*DATASET EXCERPT*
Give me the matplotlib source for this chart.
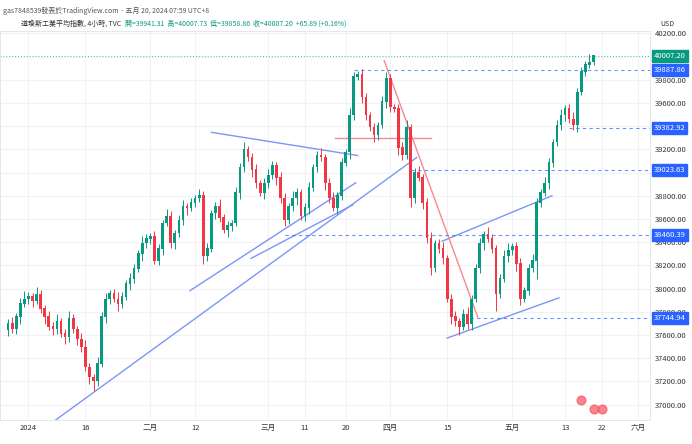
import numpy as np
import matplotlib.pyplot as plt
from matplotlib import font_manager

# CJK字體: 找出已安裝的
names = {f.name for f in font_manager.fontManager.ttflist}
cjk = [n for n in ["Noto Sans CJK TC", "Noto Sans CJK JP", "Noto Sans CJK SC", "Noto Sans TC"] if n in names]
plt.rcParams["font.family"] = cjk + ["DejaVu Sans"]

# 4小時收盤價
closes = [37695, 37650, 37755, 37870, 37910, 37930, 37895, 37950, 37825, 37755,
          37670, 37650, 37720, 37610, 37580, 37740, 37650, 37565, 37495, 37320,
          37235, 37200, 37350, 37755, 37910, 37955, 37910, 37870, 37930, 38040,
          38085, 38170, 38300, 38390, 38430, 38450, 38240, 38345, 38565, 38625,
          38390, 38475, 38590, 38710, 38695, 38740, 38780, 38800, 38280, 38345,
          38650, 38710, 38610, 38505, 38540, 38565, 38825, 39045, 39200, 39130,
          39025, 38910, 38825, 38910, 38975, 39060, 38955, 38780, 38590, 38710,
          38780, 38825, 38625, 38695, 38870, 39045, 39150, 39130, 38910, 38780,
          38695, 38800, 39085, 39175, 39495, 39825, 39845, 39650, 39495, 39390,
          39320, 39410, 39610, 39810, 39565, 39550, 39215, 39150, 39390, 38780,
          39000, 38955, 38740, 38435, 38175, 38390, 38345, 38260, 37910, 37755,
          37720, 37670, 37780, 37695, 37910, 38175, 38390, 38470, 38430, 38345,
          37955, 38085, 38280, 38330, 38360, 38215, 37910, 37980, 38175, 38240,
          38740, 38825, 38910, 39085, 39260, 39410, 39495, 39550, 39460, 39410,
          39695, 39870, 39930, 39950, 40007.2]
first_open = 37640
upper_wick = [40, 60, 30, 50, 70, 40, 30, 60, 40, 30, 50, 40, 60, 30, 40, 70, 40, 30, 50, 60,
              40, 30, 60, 40, 50, 30, 40, 60, 40, 30, 50, 40, 30, 60, 40, 30, 50, 40, 30, 60,
              40, 30, 40, 50, 30, 40, 30, 60, 40, 50, 30, 40, 60, 30, 40, 30, 50, 40, 60, 30,
              40, 50, 30, 40, 60, 40, 30, 50, 40, 30, 60, 40, 30, 40, 50, 30, 40, 60, 30, 40,
              50, 30, 40, 30, 60, 40, 30, 50, 40, 30, 40, 30, 50, 60, 40, 30, 40, 50, 60, 30,
              40, 60, 30, 40, 50, 30, 40, 60, 30, 40, 50, 30, 40, 60, 30, 40, 50, 30, 60, 40,
              30, 40, 50, 60, 30, 40, 50, 30, 40, 60, 40, 30, 50, 40, 30, 40, 50, 30, 40, 60,
              30, 40, 30, 70, 10]
lower_wick = [50, 30, 40, 60, 30, 40, 50, 30, 40, 60, 30, 50, 40, 30, 60, 40, 30, 50, 40, 30,
              60, 80, 40, 30, 50, 40, 30, 60, 40, 30, 50, 40, 30, 60, 40, 50, 30, 40, 60, 30,
              40, 50, 30, 40, 60, 30, 40, 30, 70, 40, 30, 50, 40, 30, 60, 40, 30, 50, 40, 30,
              60, 40, 30, 50, 40, 30, 60, 40, 50, 30, 40, 60, 30, 40, 50, 30, 40, 30, 60, 40,
              30, 50, 40, 30, 60, 40, 30, 50, 40, 30, 60, 40, 30, 50, 40, 30, 60, 40, 30, 80,
              40, 30, 50, 40, 60, 30, 40, 50, 30, 60, 40, 70, 30, 40, 50, 30, 40, 60, 30, 40,
              150, 40, 30, 50, 40, 60, 50, 30, 40, 30, 160, 40, 30, 50, 40, 30, 40, 50, 30, 40,
              60, 30, 40, 30, 20]

tick_idx = [5, 19, 35, 46, 64, 73, 83, 94, 108, 124, 137, 146, 155]
tick_labels = ["2024", "16", "二月", "12", "三月", "11", "20", "四月", "15", "五月", "13", "22", "六月"]
price_ticks = np.arange(37000, 40201, 200)

# 水平價位線: (價格, 起點索引)
levels = [39887.86, 39382.92, 39023.63, 38460.39, 37744.94]
level_start = [85, 138, 99, 68, 113.5]
last_price = 40007.20

# 趨勢線 (索引, 價格)
blue_lines = [((11.75, 36868), (100.5, 39130)),
              ((44.75, 37982), (85.5, 38912)),
              ((50, 39347), (86, 39147)),
              ((59.75, 38260), (84.75, 38721)),
              ((106.75, 38408), (133.75, 38800)),
              ((108, 37573), (135.5, 37920))]
red_lines = [((92.5, 39965), (115.5, 37755)),
             ((80.5, 39295), (104, 39295))]

UP = "#089981"
DOWN = "#F23645"
BLUE = "#2962FF"

closes = np.array(closes, dtype=float)
opens = np.concatenate([[first_open], closes[:-1]])
highs = np.maximum(opens, closes) + np.array(upper_wick)
lows = np.minimum(opens, closes) - np.array(lower_wick)
idx = np.arange(len(closes))

fig = plt.figure(figsize=(6.92, 4.44), dpi=100)
ax = fig.add_axes([0.0, 0.055, 0.94, 0.875])
ax.set_xlim(-2, 158)
ax.set_ylim(36870, 40220)

cols = [UP if c >= o else DOWN for o, c in zip(opens, closes)]
ax.vlines(idx, lows, highs, colors=cols, linewidth=0.7, zorder=3)
ax.bar(idx, np.abs(closes - opens) + 4, bottom=np.minimum(opens, closes), width=0.65,
       color=cols, zorder=4)

for (a, b) in blue_lines:
    ax.plot([a[0], b[0]], [a[1], b[1]], color="#7B97F5", linewidth=1, zorder=2)
for (a, b) in red_lines:
    ax.plot([a[0], b[0]], [a[1], b[1]], color="#F48A8F", linewidth=1, zorder=2)

for p, s in zip(levels, level_start):
    ax.plot([s, 158], [p, p], color=BLUE, linestyle=(0, (3, 3)), linewidth=0.8, alpha=0.7, zorder=2)
    ax.text(1.005, p, f"{p:.2f}", transform=ax.get_yaxis_transform(), fontsize=5.5, color="white",
            va="center", ha="left", zorder=10,
            bbox=dict(boxstyle="square,pad=0.25", fc=BLUE, ec=BLUE))
ax.axhline(last_price, color=UP, linestyle=(0, (1, 2)), linewidth=0.7, alpha=0.7)
ax.text(1.005, last_price, f"{last_price:.2f}", transform=ax.get_yaxis_transform(), fontsize=5.5,
        color="white", va="center", ha="left", zorder=10,
        bbox=dict(boxstyle="square,pad=0.25", fc=UP, ec=UP))

ax.set_xticks(tick_idx)
ax.set_xticklabels(tick_labels, fontsize=5.5, color="#333333")
ax.set_yticks(price_ticks)
ax.set_yticklabels([f"{p:.2f}" for p in price_ticks], fontsize=5.5, color="#333333")
ax.yaxis.tick_right()
ax.tick_params(length=0, pad=3)
ax.grid(color="#F0F2F5", linewidth=0.8)
for s in ax.spines.values():
    s.set_color("#E0E3EB")
    s.set_linewidth(0.6)

# 事件圖標
ax.scatter([141, 144, 146], [37040, 36960, 36960], s=40, color="#F7525F", alpha=0.7, zorder=5)

fig.text(0.005, 0.985, "gas7848539發表於TradingView.com · 五月 20, 2024 07:59 UTC+8",
         fontsize=5, color="#555555", va="top")
fig.text(0.03, 0.955, "道瓊斯工業平均指數, 4小時, TVC", fontsize=5, color="#333333", va="top")
fig.text(0.18, 0.955, "開=39941.31  高=40007.73  低=39858.86  收=40007.20  +65.89 (+0.16%)",
         fontsize=5, color=UP, va="top")
fig.text(0.965, 0.955, "USD", fontsize=5, color="#333333", va="top", ha="center")

fig.savefig("out.png", dpi=100)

*REQUIRED WORK*
Copy every line of the data exactly as written, excluding the pictures.

*TASK SOLUTION*
Give me the matplotlib source for this chart.
import numpy as np
import matplotlib.pyplot as plt
from matplotlib import font_manager

# CJK字體: 找出已安裝的
names = {f.name for f in font_manager.fontManager.ttflist}
cjk = [n for n in ["Noto Sans CJK TC", "Noto Sans CJK JP", "Noto Sans CJK SC", "Noto Sans TC"] if n in names]
plt.rcParams["font.family"] = cjk + ["DejaVu Sans"]

# 4小時收盤價
closes = [37695, 37650, 37755, 37870, 37910, 37930, 37895, 37950, 37825, 37755,
          37670, 37650, 37720, 37610, 37580, 37740, 37650, 37565, 37495, 37320,
          37235, 37200, 37350, 37755, 37910, 37955, 37910, 37870, 37930, 38040,
          38085, 38170, 38300, 38390, 38430, 38450, 38240, 38345, 38565, 38625,
          38390, 38475, 38590, 38710, 38695, 38740, 38780, 38800, 38280, 38345,
          38650, 38710, 38610, 38505, 38540, 38565, 38825, 39045, 39200, 39130,
          39025, 38910, 38825, 38910, 38975, 39060, 38955, 38780, 38590, 38710,
          38780, 38825, 38625, 38695, 38870, 39045, 39150, 39130, 38910, 38780,
          38695, 38800, 39085, 39175, 39495, 39825, 39845, 39650, 39495, 39390,
          39320, 39410, 39610, 39810, 39565, 39550, 39215, 39150, 39390, 38780,
          39000, 38955, 38740, 38435, 38175, 38390, 38345, 38260, 37910, 37755,
          37720, 37670, 37780, 37695, 37910, 38175, 38390, 38470, 38430, 38345,
          37955, 38085, 38280, 38330, 38360, 38215, 37910, 37980, 38175, 38240,
          38740, 38825, 38910, 39085, 39260, 39410, 39495, 39550, 39460, 39410,
          39695, 39870, 39930, 39950, 40007.2]
first_open = 37640
upper_wick = [40, 60, 30, 50, 70, 40, 30, 60, 40, 30, 50, 40, 60, 30, 40, 70, 40, 30, 50, 60,
              40, 30, 60, 40, 50, 30, 40, 60, 40, 30, 50, 40, 30, 60, 40, 30, 50, 40, 30, 60,
              40, 30, 40, 50, 30, 40, 30, 60, 40, 50, 30, 40, 60, 30, 40, 30, 50, 40, 60, 30,
              40, 50, 30, 40, 60, 40, 30, 50, 40, 30, 60, 40, 30, 40, 50, 30, 40, 60, 30, 40,
              50, 30, 40, 30, 60, 40, 30, 50, 40, 30, 40, 30, 50, 60, 40, 30, 40, 50, 60, 30,
              40, 60, 30, 40, 50, 30, 40, 60, 30, 40, 50, 30, 40, 60, 30, 40, 50, 30, 60, 40,
              30, 40, 50, 60, 30, 40, 50, 30, 40, 60, 40, 30, 50, 40, 30, 40, 50, 30, 40, 60,
              30, 40, 30, 70, 10]
lower_wick = [50, 30, 40, 60, 30, 40, 50, 30, 40, 60, 30, 50, 40, 30, 60, 40, 30, 50, 40, 30,
              60, 80, 40, 30, 50, 40, 30, 60, 40, 30, 50, 40, 30, 60, 40, 50, 30, 40, 60, 30,
              40, 50, 30, 40, 60, 30, 40, 30, 70, 40, 30, 50, 40, 30, 60, 40, 30, 50, 40, 30,
              60, 40, 30, 50, 40, 30, 60, 40, 50, 30, 40, 60, 30, 40, 50, 30, 40, 30, 60, 40,
              30, 50, 40, 30, 60, 40, 30, 50, 40, 30, 60, 40, 30, 50, 40, 30, 60, 40, 30, 80,
              40, 30, 50, 40, 60, 30, 40, 50, 30, 60, 40, 70, 30, 40, 50, 30, 40, 60, 30, 40,
              150, 40, 30, 50, 40, 60, 50, 30, 40, 30, 160, 40, 30, 50, 40, 30, 40, 50, 30, 40,
              60, 30, 40, 30, 20]

tick_idx = [5, 19, 35, 46, 64, 73, 83, 94, 108, 124, 137, 146, 155]
tick_labels = ["2024", "16", "二月", "12", "三月", "11", "20", "四月", "15", "五月", "13", "22", "六月"]
price_ticks = np.arange(37000, 40201, 200)

# 水平價位線: (價格, 起點索引)
levels = [39887.86, 39382.92, 39023.63, 38460.39, 37744.94]
level_start = [85, 138, 99, 68, 113.5]
last_price = 40007.20

# 趨勢線 (索引, 價格)
blue_lines = [((11.75, 36868), (100.5, 39130)),
              ((44.75, 37982), (85.5, 38912)),
              ((50, 39347), (86, 39147)),
              ((59.75, 38260), (84.75, 38721)),
              ((106.75, 38408), (133.75, 38800)),
              ((108, 37573), (135.5, 37920))]
red_lines = [((92.5, 39965), (115.5, 37755)),
             ((80.5, 39295), (104, 39295))]

UP = "#089981"
DOWN = "#F23645"
BLUE = "#2962FF"

closes = np.array(closes, dtype=float)
opens = np.concatenate([[first_open], closes[:-1]])
highs = np.maximum(opens, closes) + np.array(upper_wick)
lows = np.minimum(opens, closes) - np.array(lower_wick)
idx = np.arange(len(closes))

fig = plt.figure(figsize=(6.92, 4.44), dpi=100)
ax = fig.add_axes([0.0, 0.055, 0.94, 0.875])
ax.set_xlim(-2, 158)
ax.set_ylim(36870, 40220)

cols = [UP if c >= o else DOWN for o, c in zip(opens, closes)]
ax.vlines(idx, lows, highs, colors=cols, linewidth=0.7, zorder=3)
ax.bar(idx, np.abs(closes - opens) + 4, bottom=np.minimum(opens, closes), width=0.65,
       color=cols, zorder=4)

for (a, b) in blue_lines:
    ax.plot([a[0], b[0]], [a[1], b[1]], color="#7B97F5", linewidth=1, zorder=2)
for (a, b) in red_lines:
    ax.plot([a[0], b[0]], [a[1], b[1]], color="#F48A8F", linewidth=1, zorder=2)

for p, s in zip(levels, level_start):
    ax.plot([s, 158], [p, p], color=BLUE, linestyle=(0, (3, 3)), linewidth=0.8, alpha=0.7, zorder=2)
    ax.text(1.005, p, f"{p:.2f}", transform=ax.get_yaxis_transform(), fontsize=5.5, color="white",
            va="center", ha="left", zorder=10,
            bbox=dict(boxstyle="square,pad=0.25", fc=BLUE, ec=BLUE))
ax.axhline(last_price, color=UP, linestyle=(0, (1, 2)), linewidth=0.7, alpha=0.7)
ax.text(1.005, last_price, f"{last_price:.2f}", transform=ax.get_yaxis_transform(), fontsize=5.5,
        color="white", va="center", ha="left", zorder=10,
        bbox=dict(boxstyle="square,pad=0.25", fc=UP, ec=UP))

ax.set_xticks(tick_idx)
ax.set_xticklabels(tick_labels, fontsize=5.5, color="#333333")
ax.set_yticks(price_ticks)
ax.set_yticklabels([f"{p:.2f}" for p in price_ticks], fontsize=5.5, color="#333333")
ax.yaxis.tick_right()
ax.tick_params(length=0, pad=3)
ax.grid(color="#F0F2F5", linewidth=0.8)
for s in ax.spines.values():
    s.set_color("#E0E3EB")
    s.set_linewidth(0.6)

# 事件圖標
ax.scatter([141, 144, 146], [37040, 36960, 36960], s=40, color="#F7525F", alpha=0.7, zorder=5)

fig.text(0.005, 0.985, "gas7848539發表於TradingView.com · 五月 20, 2024 07:59 UTC+8",
         fontsize=5, color="#555555", va="top")
fig.text(0.03, 0.955, "道瓊斯工業平均指數, 4小時, TVC", fontsize=5, color="#333333", va="top")
fig.text(0.18, 0.955, "開=39941.31  高=40007.73  低=39858.86  收=40007.20  +65.89 (+0.16%)",
         fontsize=5, color=UP, va="top")
fig.text(0.965, 0.955, "USD", fontsize=5, color="#333333", va="top", ha="center")

fig.savefig("out.png", dpi=100)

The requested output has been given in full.